Радость сияет и ликует, а современное человечество в искусстве потешается, хихикает и рычит. Ему нужны игрища и зрелища, а не духовная радость; футбол, парады, гонки и бокс – вот лучшее «искусство» для него. Радость идет из духовной глубины, дострадавшейся до одоления и озарения, а современное искусство вышвыривает на рынок все новые выверты и рассудочные выдумки, слепленные из обломков материала и из душевного хаоса по принципу вседозволенности. Радость есть духовное состояние, она от неба и от Божества. Не смолкли и никогда не смолкнут голоса Шиллера и Бетховена:
Радость, искра Божества[79],
Дщерь прелестная небес…
Что?.. Это метафора, преувеличение?! Нет, это простая и точная истина!
Но вы развенчали Божество, вы «совлекли» небеса?..

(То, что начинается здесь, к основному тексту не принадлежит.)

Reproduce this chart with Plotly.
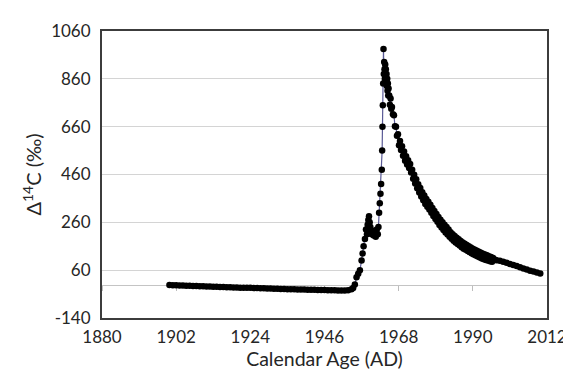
import plotly.graph_objects as go

# ---- data ----
years_pre = [1900, 1901, 1902, 1903, 1904, 1905, 1906, 1907, 1908, 1909,
             1910, 1911, 1912, 1913, 1914, 1915, 1916, 1917, 1918, 1919,
             1920, 1921, 1922, 1923, 1924, 1925, 1926, 1927, 1928, 1929,
             1930, 1931, 1932, 1933, 1934, 1935, 1936, 1937, 1938, 1939,
             1940, 1941, 1942, 1943, 1944, 1945, 1946, 1947, 1948, 1949,
             1950, 1951, 1952, 1953, 1954]
d14c_pre = [-2, -3, -3, -4, -4, -5, -5, -6, -6, -7,
            -7, -8, -8, -9, -9, -10, -10, -11, -11, -12,
            -12, -13, -13, -14, -14, -15, -15, -16, -16, -17,
            -17, -18, -18, -19, -19, -20, -20, -20, -21, -21,
            -21, -22, -22, -22, -23, -23, -23, -24, -24, -24,
            -25, -25, -25, -24, -20]

years_bomb = [1954.5, 1955.0, 1955.5, 1956.0, 1956.5, 1957.0, 1957.3, 1957.6, 1958.0, 1958.3,
              1958.6, 1958.8, 1959.0, 1959.2, 1959.4, 1959.6, 1959.8, 1960.0, 1960.3, 1960.6,
              1960.9, 1961.2, 1961.5, 1961.8, 1962.0, 1962.2, 1962.4, 1962.6, 1962.8, 1963.0,
              1963.1, 1963.2, 1963.3, 1963.4, 1963.5, 1963.6, 1963.7, 1963.8, 1963.9, 1964.0,
              1964.1, 1964.2, 1964.3, 1964.4, 1964.5, 1964.6, 1964.7, 1964.8, 1964.9, 1965.0,
              1965.2, 1965.4, 1965.6, 1965.8, 1966.0, 1966.3, 1966.6, 1966.9, 1967.2, 1967.5,
              1967.8, 1968.1, 1968.4, 1968.7, 1969.0, 1969.3, 1969.6, 1969.9, 1970.2, 1970.5,
              1970.8, 1971.1, 1971.4, 1971.7, 1972.0, 1972.3, 1972.6, 1972.9, 1973.2, 1973.5,
              1973.8, 1974.1, 1974.4, 1974.7, 1975.0, 1975.3, 1975.6, 1975.9, 1976.2, 1976.5,
              1976.8, 1977.1, 1977.4, 1977.7, 1978.0, 1978.3, 1978.6, 1978.9, 1979.2, 1979.5,
              1979.8, 1980.1, 1980.4, 1980.7, 1981.0, 1981.3, 1981.6, 1981.9, 1982.2, 1982.5,
              1982.8, 1983.1, 1983.4, 1983.7, 1984.0, 1984.3, 1984.6, 1984.9, 1985.2, 1985.5,
              1985.8, 1986.1, 1986.4, 1986.7, 1987.0, 1987.3, 1987.6, 1987.9, 1988.2, 1988.5,
              1988.8, 1989.1, 1989.4, 1989.7, 1990.0, 1990.3, 1990.6, 1990.9, 1991.2, 1991.5,
              1991.8, 1992.1, 1992.4, 1992.7, 1993.0, 1993.3, 1993.6, 1993.9, 1994.2, 1994.5,
              1994.8, 1995.1, 1995.4, 1995.7, 1996.0, 1996.6, 1997.0, 1998.0, 1999.0, 2000.0,
              2001.0, 2002.0, 2003.0, 2004.0, 2005.0, 2006.0, 2007.0, 2008.0, 2009.0, 2010.0]
d14c_bomb = [-15, 0, 30, 45, 60, 100, 130, 160, 190, 230,
             210, 250, 270, 285, 260, 240, 220, 210, 225, 205,
             215, 200, 230, 210, 240, 300, 340, 380, 420, 480,
             560, 660, 750, 840, 985, 880, 930, 900, 860, 920,
             870, 900, 850, 880, 830, 860, 810, 840, 790, 820,
             790, 752, 778, 735, 742, 712, 708, 662, 660, 622,
             628, 582, 600, 562, 578, 538, 556, 518, 536, 502,
             520, 487, 504, 468, 480, 442, 459, 422, 440, 402,
             419, 385, 404, 368, 386, 352, 372, 337, 358, 325,
             346, 314, 334, 300, 320, 287, 307, 274, 295, 262,
             282, 249, 271, 238, 260, 228, 250, 218, 240, 209,
             230, 200, 219, 191, 210, 183, 203, 176, 196, 169,
             189, 163, 182, 156, 176, 150, 170, 145, 165, 140,
             160, 135, 155, 130, 150, 126, 145, 121, 141, 117,
             137, 113, 133, 109, 129, 106, 126, 103, 122, 100,
             118, 97, 115, 95, 111, 104, 101, 99, 95, 91,
             86, 82, 77, 72, 67, 63, 58, 54, 50, 46]

years = years_pre + years_bomb
d14c = d14c_pre + d14c_bomb

x_ticks = [1880, 1902, 1924, 1946, 1968, 1990, 2012]
y_ticks = [-140, 60, 260, 460, 660, 860, 1060]

FONT = "Lato, 'Open Sans', sans-serif"
TXT = "#262626"

fig = go.Figure()
# anchor trace for the main (labelled) x axis
fig.add_trace(go.Scatter(x=[x_ticks[0]], y=[y_ticks[0]], mode="markers",
                         marker=dict(opacity=0), hoverinfo="skip", showlegend=False))
fig.add_trace(go.Scatter(
    x=years, y=d14c, xaxis="x2", yaxis="y",
    mode="lines+markers",
    line=dict(color="#5a5a96", width=1.2),
    marker=dict(color="black", size=6.5, symbol="circle"),
    showlegend=False,
))

fig.update_layout(
    width=571, height=371,
    margin=dict(l=94, r=21, t=20, b=61),
    paper_bgcolor="white", plot_bgcolor="white",
    font=dict(family=FONT, color=TXT, size=17),
    xaxis=dict(
        range=[1880, 2012], tickvals=x_ticks, ticktext=[str(v) for v in x_ticks],
        showgrid=False, zeroline=False, ticks="",
        showline=True, mirror=True, linecolor="#3c3c3c", linewidth=2,
        tickfont=dict(size=17, color=TXT), ticklabelstandoff=3,
        title=dict(text="Calendar Age (AD)", font=dict(size=19.5, color=TXT), standoff=4),
    ),
    xaxis2=dict(
        overlaying="x", anchor="free", position=140 / 1200,
        range=[1880, 2012], tickvals=x_ticks, showticklabels=False,
        showgrid=False, zeroline=False, ticks="outside", ticklen=5,
        tickcolor="#bdbdbd", tickwidth=1,
        showline=True, linecolor="#c4c4c4", linewidth=1, layer="below traces",
    ),
    yaxis=dict(
        range=[-140, 1060], tickvals=y_ticks, ticktext=[str(v) for v in y_ticks],
        showgrid=True, gridcolor="#d4d4d4", gridwidth=1, zeroline=False, ticks="",
        showline=True, mirror=True, linecolor="#3c3c3c", linewidth=2,
        tickfont=dict(size=17, color=TXT), ticklabelstandoff=6,
        title=dict(text="\u0394<sup>14</sup>C (\u2030)", font=dict(size=20, color=TXT), standoff=4),
    ),
)

fig.write_html("out.html")
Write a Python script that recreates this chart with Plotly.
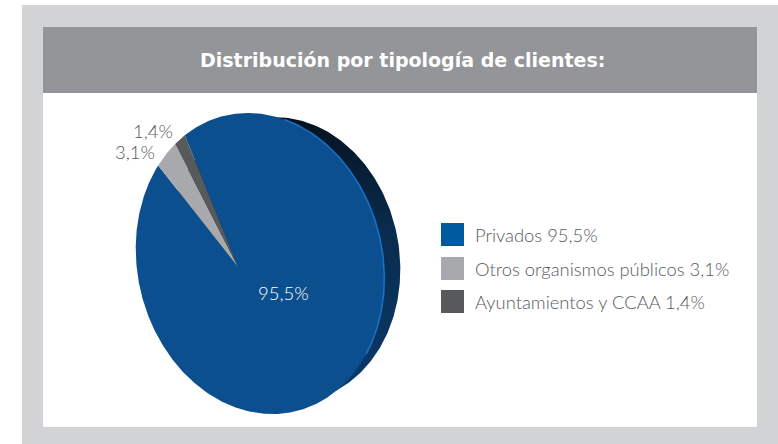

И вот черный ураган идет над миром: он отучит вас хихикать и рычать, он отучит вас совсем и от смеха, и от удовольствия… Он научит зато вас или детей ваших взывать из глубины, духовно страдать и духовно одолевать. Тогда вы постигнете опять, что такое радость, и увидите неразвенчанное Божество и несовлеченные небеса. И тогда народятся опять радостные художники радости, которые и теперь живут, и теперь творят, но мимо которых вы ныне спешите на ваши базары безвкусицы и на ваши ярмарки балаганного дребезга…
Служение…
Все великое в искусстве родилось из служения, служения свободного и добровольного, ибо вдохновенного. Не из службы и рабского «заказа», ныне введенного в порабощенной России. И не из льстивого прислуживания к современному скучающему неврастенику, заполняющему салоны, рестораны, дансинги и столбцы газетно-журнальной критики. Нет, но из служения.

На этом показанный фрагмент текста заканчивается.